Climate change regulations will hurt lower-income families and millennials’ chance at finding jobs out of college, argued Megan Toombs, outreach coordinator for the conservative Cornwall Alliance.

Toombs went as far as to suggest that future regulations to address climate change could lead to Americans having to curtail their Internet usage because electricity will become too expensive.

"If you look sort of at the direction that regulations are taking, if they’re allowed to continue freely, then I think eventually we could get to that point," she said.

EPA has found that, in the longer term, the Clean Power Plan will lower electricity prices.

Oren Cass, a senior fellow at the Manhattan Institute — which has promoted natural gas as a driver of carbon reductions — said that the stay of the Clean Power Plan does nothing to allay the concerns that conservatives have.

"The EPA is a creative regulatory machine with the best environmental lawyers, both internally and from the outside," he said, "who have made their career out of finding ways to choose very old laws and use them to implement policies the American people don’t actually support."

Environmental groups have released polling data finding that the majority of Americans support the Clean Power Plan.

Johnson said EPA had taken too much power thanks to the decision in Chevron USA Inc. v.
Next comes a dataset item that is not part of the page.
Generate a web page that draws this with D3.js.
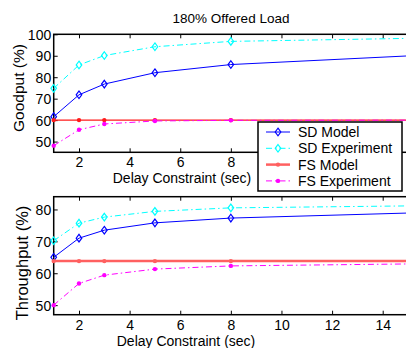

Natural Resources Defense Council Inc., in which the Supreme Court held that courts should give deference to agency interpretations of statutes.

He urged Congress to take another look at the Clean Air Act to better clarify EPA’s role.

"It’s entirely appropriate," he said, "to get into the Clean Air Act — and quite honestly any piece of legislation — and clarify it so that agencies don’t have the wherewithal to interpret it themselves."